Broadbooks became interested in Olympic weightlifting while still in high school at Eureka.
“Coach Thomas Sumner, the weightlifting coach at the time, encouraged me to seek out a spot on Lindenwood’s team during my senior year,” Broadbooks said. “After contacting Coach Ma, I learned of the school’s growing program, as well as the scholarship opportunities that it offered.”
Broadbooks competes in the Junior division, which is for ages 17 to 20. His weight class is 85 kilograms or about 187 pounds.
His training consists of many core lifts and some select auxiliary movements. The bulk of Broadbooks’ training focuses on building up the two competitive Olympic lifts – snatch and the clean and jerk.

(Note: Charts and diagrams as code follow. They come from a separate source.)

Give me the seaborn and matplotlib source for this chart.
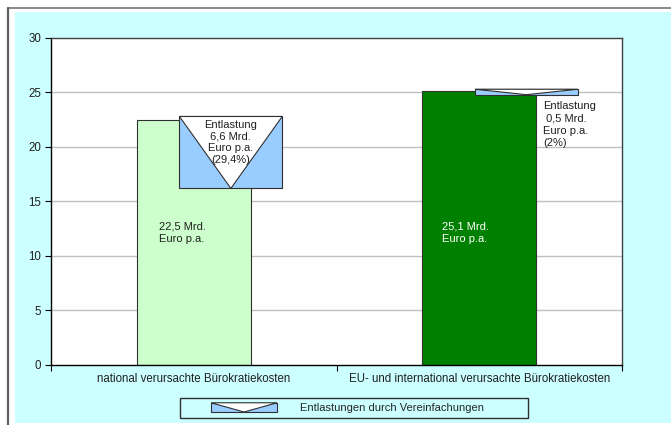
"""Buerokratiekosten und Entlastungen"""

import matplotlib
matplotlib.use("Agg")
import matplotlib.pyplot as plt
import seaborn as sns
import pandas as pd
from matplotlib.patches import Rectangle, Polygon
from matplotlib.legend_handler import HandlerBase
from matplotlib.lines import Line2D

# data
categories = ["national verursachte Bürokratiekosten",
              "EU- und international verursachte Bürokratiekosten"]
costs = [22.5, 25.1]
relief = [6.6, 0.5]
relief_top = [22.8, 25.3]
cost_labels = ["22,5 Mrd.\nEuro p.a.", "25,1 Mrd.\nEuro p.a."]
relief_labels = ["Entlastung\n6,6 Mrd.\nEuro p.a.\n(29,4%)",
                 "Entlastung\n 0,5 Mrd.\nEuro p.a.\n(2%)"]
legend_label = "Entlastungen durch Vereinfachungen"
y_ticks = [0, 5, 10, 15, 20, 25, 30]

BAR_COLORS = ["#CCFFCC", "#008000"]
BLUE = "#99CCFF"
CYAN = "#CCFFFF"
EDGE = "#303030"
FS = 8

sns.set_theme(style="white")
plt.rcParams["font.family"] = ["Liberation Sans", "DejaVu Sans"]
plt.rcParams["font.size"] = FS
plt.rcParams["xtick.labelsize"] = 8.3
plt.rcParams["ytick.labelsize"] = 8.3
plt.rcParams["legend.fontsize"] = FS


class TriangleHandler(HandlerBase):
    """legend handle: blue box with white triangle"""
    def create_artists(self, legend, orig_handle, xdescent, ydescent,
                       width, height, fontsize, trans):
        x0, y0 = -xdescent, -ydescent
        rect = Rectangle((x0, y0), width, height, facecolor=BLUE,
                         edgecolor=EDGE, lw=0.8, transform=trans)
        tri = Polygon([[x0, y0 + height], [x0 + width, y0 + height],
                       [x0 + width / 2, y0]], closed=True, facecolor="white",
                      edgecolor=EDGE, lw=0.8, transform=trans)
        return [rect, tri]


fig = plt.figure(figsize=(6.71, 4.25), dpi=100)
fig.patch.set_facecolor("white")
# cyan chart area and grey frame lines
fig.patches.append(Rectangle((0.0224, 0.0047), 0.98, 0.9671, transform=fig.transFigure,
                             facecolor=CYAN, edgecolor="none", zorder=-5))
fig.lines.append(Line2D([0.012, 1.0], [0.981, 0.981], transform=fig.transFigure,
                        color="#808080", lw=1.3))
fig.lines.append(Line2D([0.012, 0.012], [0.0, 0.981], transform=fig.transFigure,
                        color="#606060", lw=1.6))

ax = fig.add_axes([0.076, 0.1412, 0.851, 0.7694])
ax.set_facecolor("white")

df = pd.DataFrame({"cat": categories, "cost": costs})
sns.barplot(data=df, x="cat", y="cost", hue="cat", palette=BAR_COLORS,
            saturation=1, width=0.4, edgecolor=EDGE, linewidth=0.8,
            legend=False, ax=ax, zorder=2)

# relief boxes with white triangle
offsets = [0.13, 0.165]
box_w = 0.36
for i, (top, r) in enumerate(zip(relief_top, relief)):
    cx = i + offsets[i]
    left = cx - box_w / 2
    ax.add_patch(Rectangle((left, top - r), box_w, r, facecolor=BLUE,
                           edgecolor=EDGE, lw=0.8, zorder=3))
    ax.add_patch(Polygon([[left, top], [left + box_w, top], [cx, top - r]],
                         closed=True, facecolor="white", edgecolor=EDGE,
                         lw=0.8, zorder=4))

# text labels
ax.text(0 - 0.12, 12.1, cost_labels[0], ha="left", va="center",
        color="#202020", zorder=5, linespacing=1.3)
ax.text(1 - 0.13, 12.1, cost_labels[1], ha="left", va="center",
        color="white", zorder=5, linespacing=1.3)
ax.text(0 + 0.13, 22.5, relief_labels[0], ha="center", va="top",
        color="#202020", zorder=5, linespacing=1.2)
ax.text(1 + 0.224, 24.2, relief_labels[1], ha="left", va="top",
        color="#202020", zorder=5, linespacing=1.3)

ax.set_ylim(0, 30)
ax.set_xlim(-0.5, 1.5)
ax.set_yticks(y_ticks)
ax.set_yticklabels([str(t) for t in y_ticks], color="#202020")
ax.set_xticks([-0.5, 0.5, 1.5])
ax.set_xticklabels([])
ax.set_xticks([0, 1], minor=True)
ax.set_xticklabels(categories, minor=True, color="#202020")
ax.tick_params(axis="x", which="major", direction="out", length=4,
               width=0.8, color="black", bottom=True)
ax.tick_params(axis="x", which="minor", length=0, pad=6)
ax.tick_params(axis="y", direction="out", length=4, width=0.8,
               color="black", left=True, pad=3)
ax.set_xlabel("")
ax.set_ylabel("")

ax.set_axisbelow(True)
for t in y_ticks[1:-1]:
    ax.axhline(t, color="#C0C0C0", lw=1.0, zorder=0.5)

for side in ["left", "bottom"]:
    ax.spines[side].set_color("black")
    ax.spines[side].set_linewidth(1.0)
for side in ["top", "right"]:
    ax.spines[side].set_color("#404040")
    ax.spines[side].set_linewidth(1.0)

# legend with a drawn frame
fig.patches.append(Rectangle((180 / 671, 1 - 418 / 425), 348 / 671, 20 / 425,
                             transform=fig.transFigure, facecolor="none",
                             edgecolor=EDGE, lw=1.0, zorder=5))
handle = Rectangle((0, 0), 1, 1)
fig.legend([handle], [legend_label], handler_map={Rectangle: TriangleHandler()},
           loc="center left", bbox_to_anchor=(211 / 671, 1 - 408 / 425),
           frameon=False, handlelength=5.95, handleheight=0.9,
           handletextpad=2.1, borderpad=0.0, borderaxespad=0.0)

fig.savefig("out.png", dpi=100, facecolor="white")
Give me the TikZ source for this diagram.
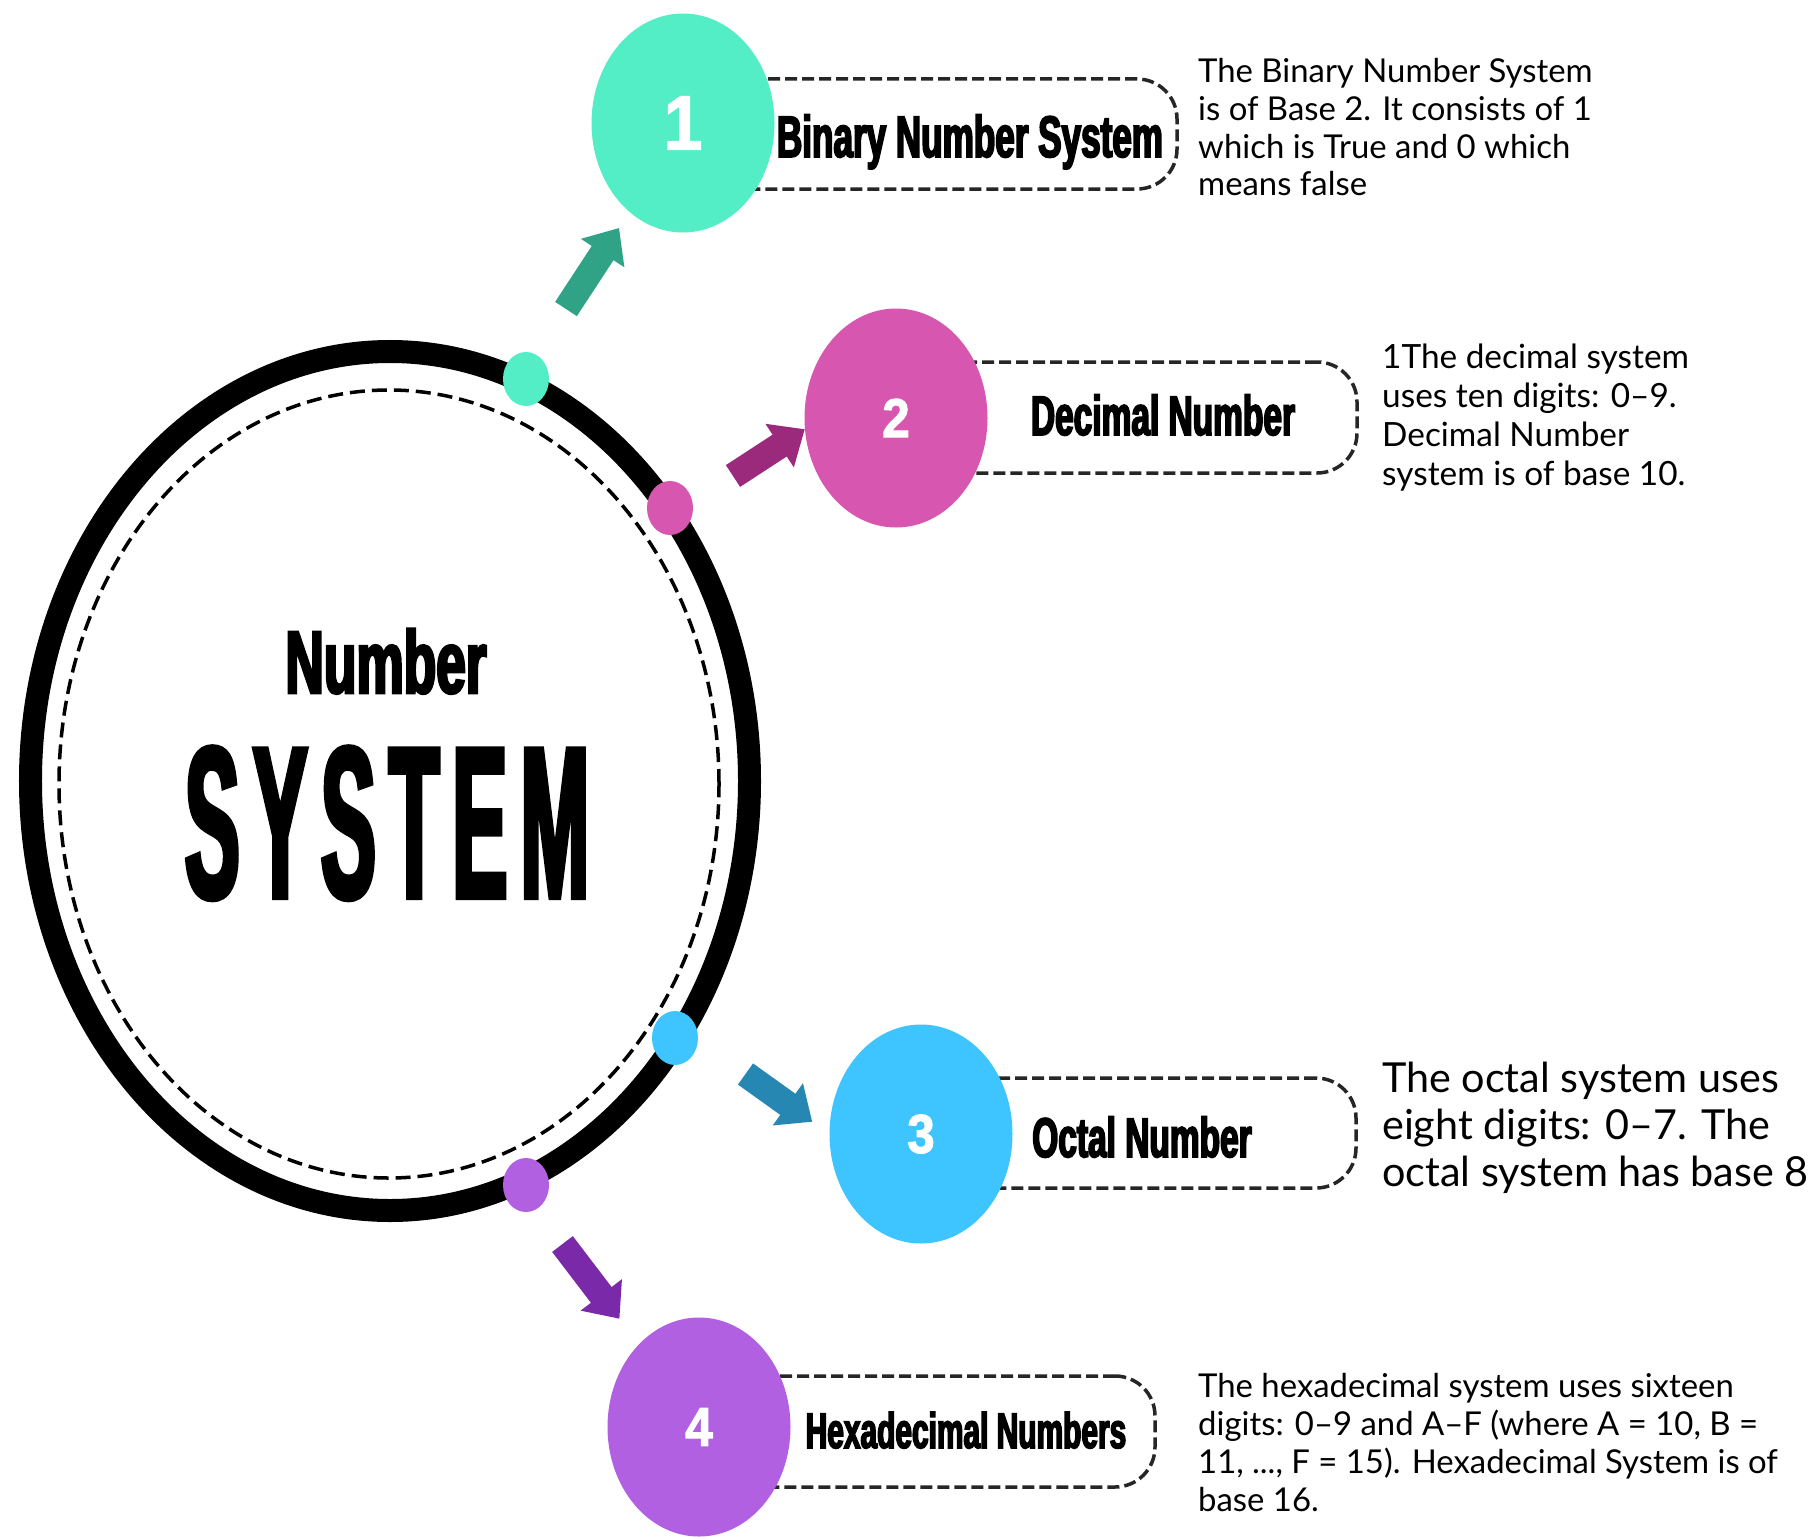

“Those two movements are often broken down into parts to focus on a certain aspect of a lift,” Broadbooks said, “like pull speed from the knee. Power variations of the snatch and clean and jerk are common in training because they focus on the strength aspects of lifting as opposed to the speed aspect.
“Some form of the two lifts is practiced almost every training day accompanied by other bodybuilding exercises to strengthen weak spots and prevent injury.”
Ma is impressed with Broadbooks’ work ethic.
“Justin is talented and has great genetics,” Ma said. “I am pretty sure through his effort and training, he will become an elite athlete soon. My job is to help my athletes, including Justin, to make their Olympic dreams come true. We need to keep working hard and never give up.”
There really is no season for Olympic lifting. Athletes at Lindenwood are free to choose which competitions they would like to compete at throughout the year. To compete at higher level meets athletes in all weight classes are required to achieve certain weight totals. These totals will determine which elite competitions an athlete may compete in. Lifters also may compete in a few local meets per year along with many elite competitions on top of that.
Broadbooks said he has done “fairly well.” This past year, he was within the top six in his weight class for the junior division. He finished first overall in the 85kg class at regionals. But, for the upcoming year, the finance major has a more lofty goal.
“I would like to contribute to another national title for the Lindenwood Olympic weightlifting team,” Broadbooks said.
Ma believes the sky is the limit for Broadbooks, but he must keep working.
“Justin is still young and is still in need to make himself stronger in strength,” Ma said. “He enjoyed so much about the China trip. The most important thing is that Justin has made better techniques and has built up a lots of confidence and will benefit for his future in training and the competitions.
“As a good weightlifter in modern weightlifting, he must be provided with high stature and favorable quality in psychology besides speed strength. You need to be agile, coordinated and have plenty of experience.”